Haman is elated at his being the only minister invited by Esther (5:12) and he lets his guard down. He is emboldened to try to kill Mordechai immediately, something he feared beforehand. He carelessly visits Achashveirosh’s palace at night (6:4), deepening Achashveirosh’s suspicion of Haman, as Haman seems to be lurking in his courtyard at night in order to kill him. Haman does not exercise caution when Achashveirosh tests him by asking him how he should pay tribute to the one he wishes to honor. Haman’s response that he should dress him in the king’s clothes, have him ride the king’s horse and have the crown placed on his head, serves to confirm Achashveirosh’s suspicion of Haman’s hunger for power.
The Second Party
Esther does not ask for a third party as all is in place for her opportunity to make the plea for her people. Achashveirosh is suspicious and Haman’s ego is inflated and subsequently dealt a severe blow when Haman is forced to honor Mordechai in a very public manner (6:11) and when Haman’s wife’s gives Haman painfully discouraging words (6:13). Esther makes her plea and points at Haman, labeling him an evil man (7:4-6). Achashveirosh steps outside for a moment and returns just as Haman falls on Esther’s bed, which deepens Achashveirosh’s suspicion of Haman (7:8).
Finally, a minister named Charvonah, motivated by jealousy of Haman and eagerness to advance his standing in the court, shows Achashveirosh the fifty cubit high pole upon which Haman wishes to hang Mordechai (7:9), which clinches the decision to execute Haman. He is readily available for immediate hanging before Achashveirosh changes his mind and Haman has an opportunity to organize a rebellion.

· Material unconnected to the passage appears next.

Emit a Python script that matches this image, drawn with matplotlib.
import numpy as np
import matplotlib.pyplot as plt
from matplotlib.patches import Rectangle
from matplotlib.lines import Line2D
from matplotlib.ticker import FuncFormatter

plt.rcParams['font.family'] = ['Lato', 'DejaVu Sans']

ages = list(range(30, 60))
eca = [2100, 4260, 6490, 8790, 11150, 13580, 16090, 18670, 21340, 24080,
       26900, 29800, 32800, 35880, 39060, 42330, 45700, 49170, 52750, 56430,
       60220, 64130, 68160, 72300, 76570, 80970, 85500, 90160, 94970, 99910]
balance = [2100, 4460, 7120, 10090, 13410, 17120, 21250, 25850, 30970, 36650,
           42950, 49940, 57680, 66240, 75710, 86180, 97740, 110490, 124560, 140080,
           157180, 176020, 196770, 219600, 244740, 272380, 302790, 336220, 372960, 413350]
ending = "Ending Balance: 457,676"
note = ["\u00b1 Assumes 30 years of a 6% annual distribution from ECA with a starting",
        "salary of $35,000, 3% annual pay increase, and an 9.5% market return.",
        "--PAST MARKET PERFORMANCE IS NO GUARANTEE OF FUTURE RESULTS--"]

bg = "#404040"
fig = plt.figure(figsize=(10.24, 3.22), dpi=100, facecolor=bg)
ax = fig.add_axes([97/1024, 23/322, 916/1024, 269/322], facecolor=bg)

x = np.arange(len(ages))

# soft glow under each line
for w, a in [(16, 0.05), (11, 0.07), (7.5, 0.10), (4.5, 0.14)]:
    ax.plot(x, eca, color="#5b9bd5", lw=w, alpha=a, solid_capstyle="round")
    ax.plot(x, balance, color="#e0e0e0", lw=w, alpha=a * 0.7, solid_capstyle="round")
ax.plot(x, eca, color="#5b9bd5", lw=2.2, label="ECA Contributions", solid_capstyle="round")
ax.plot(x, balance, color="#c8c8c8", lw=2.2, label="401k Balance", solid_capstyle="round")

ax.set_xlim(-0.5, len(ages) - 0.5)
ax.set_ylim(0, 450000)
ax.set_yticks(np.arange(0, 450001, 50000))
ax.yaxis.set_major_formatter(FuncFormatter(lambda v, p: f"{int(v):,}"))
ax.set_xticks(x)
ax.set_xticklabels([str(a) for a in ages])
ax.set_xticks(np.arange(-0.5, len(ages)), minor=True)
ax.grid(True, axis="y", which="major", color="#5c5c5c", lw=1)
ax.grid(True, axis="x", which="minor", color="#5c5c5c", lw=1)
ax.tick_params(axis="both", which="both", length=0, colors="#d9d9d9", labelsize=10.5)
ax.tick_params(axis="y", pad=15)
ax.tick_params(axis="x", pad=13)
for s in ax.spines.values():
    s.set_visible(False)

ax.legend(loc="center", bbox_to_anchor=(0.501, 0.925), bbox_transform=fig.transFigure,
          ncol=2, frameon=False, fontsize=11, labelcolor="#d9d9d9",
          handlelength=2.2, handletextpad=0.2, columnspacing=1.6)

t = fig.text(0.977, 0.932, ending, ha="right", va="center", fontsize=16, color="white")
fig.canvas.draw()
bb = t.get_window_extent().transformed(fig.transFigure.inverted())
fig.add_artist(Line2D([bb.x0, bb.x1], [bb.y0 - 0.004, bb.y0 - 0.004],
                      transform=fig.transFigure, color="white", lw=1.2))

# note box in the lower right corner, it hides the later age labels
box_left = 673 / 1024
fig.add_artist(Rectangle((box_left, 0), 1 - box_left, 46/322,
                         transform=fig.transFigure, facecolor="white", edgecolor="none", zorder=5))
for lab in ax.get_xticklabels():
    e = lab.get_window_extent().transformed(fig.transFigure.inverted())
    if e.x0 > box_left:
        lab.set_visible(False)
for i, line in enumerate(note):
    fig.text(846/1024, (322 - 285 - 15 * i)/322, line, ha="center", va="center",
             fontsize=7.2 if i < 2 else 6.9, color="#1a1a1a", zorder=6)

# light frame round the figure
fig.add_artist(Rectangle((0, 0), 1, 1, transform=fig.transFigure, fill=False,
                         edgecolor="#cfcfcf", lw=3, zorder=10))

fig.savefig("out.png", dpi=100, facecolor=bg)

The Purim miracle is a prime example of the delicate interplay between human effort (Hishtadlut) and divine intervention (Hashgachah Peratit). Esther’s inviting Haman to the parties was a stroke of genius that set the stage for our deliverance from the evil decree. Nonetheless, without Hashgachah Pratit facilitating Esther’s rise to queen, Mordechai saving Achashveirosh from Bigtan and Teresh, Haman entering the courtyard to ask for permission to hang Mordechai just at the time when Achashveirosh was reminded of Mordechai foiling the plot, and Haman falling on Esther’s bed just as Achashveirosh reentered the palace, the Jews would not have been saved.
Despite the brilliance of Esther’s plan and her talent and dedication in perfectly executing it, it would not have worked without Hashem tilting these events. Too many things had to work perfectly in order for the Jews to be rescued from Haman. The discerning reader of Megillat Esther readily recognizes Hashem’s involvement and recites the blessing of SheAsah Nissim LaAvoteinu (Who made miracles for our ancestors) before he reads the Megillah on Purim.

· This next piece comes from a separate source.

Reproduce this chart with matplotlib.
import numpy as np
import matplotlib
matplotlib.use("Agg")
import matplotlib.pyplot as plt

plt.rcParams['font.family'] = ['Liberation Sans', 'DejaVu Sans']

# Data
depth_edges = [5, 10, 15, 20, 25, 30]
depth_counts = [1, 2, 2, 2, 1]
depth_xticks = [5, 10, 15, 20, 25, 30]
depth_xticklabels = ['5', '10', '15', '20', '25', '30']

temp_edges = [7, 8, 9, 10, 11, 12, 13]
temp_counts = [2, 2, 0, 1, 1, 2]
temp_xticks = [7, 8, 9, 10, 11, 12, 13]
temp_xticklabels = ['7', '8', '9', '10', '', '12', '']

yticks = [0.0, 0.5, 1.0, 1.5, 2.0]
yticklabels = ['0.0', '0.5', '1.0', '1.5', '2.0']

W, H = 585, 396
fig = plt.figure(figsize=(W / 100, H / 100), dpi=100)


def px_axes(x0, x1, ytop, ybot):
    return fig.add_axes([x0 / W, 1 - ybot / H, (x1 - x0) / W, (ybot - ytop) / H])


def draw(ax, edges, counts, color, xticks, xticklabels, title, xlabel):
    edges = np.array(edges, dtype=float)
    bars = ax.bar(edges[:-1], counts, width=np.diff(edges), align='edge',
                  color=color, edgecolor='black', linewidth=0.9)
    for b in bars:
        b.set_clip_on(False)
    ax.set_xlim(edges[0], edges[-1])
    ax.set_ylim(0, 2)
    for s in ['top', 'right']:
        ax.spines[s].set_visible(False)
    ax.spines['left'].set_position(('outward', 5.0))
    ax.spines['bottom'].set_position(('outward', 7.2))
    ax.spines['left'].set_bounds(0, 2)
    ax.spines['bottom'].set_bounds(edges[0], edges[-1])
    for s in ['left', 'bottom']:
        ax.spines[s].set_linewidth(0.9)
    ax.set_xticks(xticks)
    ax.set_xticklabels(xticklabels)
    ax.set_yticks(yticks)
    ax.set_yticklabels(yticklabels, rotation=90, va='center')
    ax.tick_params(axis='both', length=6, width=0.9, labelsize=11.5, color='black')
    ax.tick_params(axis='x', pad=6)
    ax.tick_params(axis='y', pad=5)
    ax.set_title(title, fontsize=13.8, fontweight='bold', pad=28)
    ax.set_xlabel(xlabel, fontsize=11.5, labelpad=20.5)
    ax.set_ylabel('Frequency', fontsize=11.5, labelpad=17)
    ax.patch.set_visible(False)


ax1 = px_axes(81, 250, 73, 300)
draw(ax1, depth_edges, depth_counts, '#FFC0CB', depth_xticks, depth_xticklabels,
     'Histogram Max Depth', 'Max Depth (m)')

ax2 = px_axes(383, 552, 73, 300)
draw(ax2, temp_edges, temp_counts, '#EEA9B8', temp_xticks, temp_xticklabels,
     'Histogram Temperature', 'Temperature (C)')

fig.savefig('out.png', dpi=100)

In the coming two issues we seek to similarly demonstrate that in addition to the brilliant and dedicated efforts of those involved, too much had to work out perfectly both in order for the United Nations to vote to establish a Jewish State in part of Eretz Yisrael and for Israel to survive the first four weeks of fighting in its War of Independence. Thus, it is it eminently reasonable to assert, as Rav Soloveitchik did, that Hashem’s subtle hand was very involved in Israel’s establishment.
 Achashveirosh does not kill Haman out of love for the Jews, Mordechai or even Esther. Indeed, he does not cancel the decree to slaughter the Jews at this point. Rather, he acts out of pure self-interest, as he perceives Haman as an imminent threat that must be eliminated with haste (see Megillah 16a). Achashveirosh thinks that Haman wants to kill Mordechai due to the latter’s loyalty to the king. Achashveirosh saves Mordechai since he serves his interest.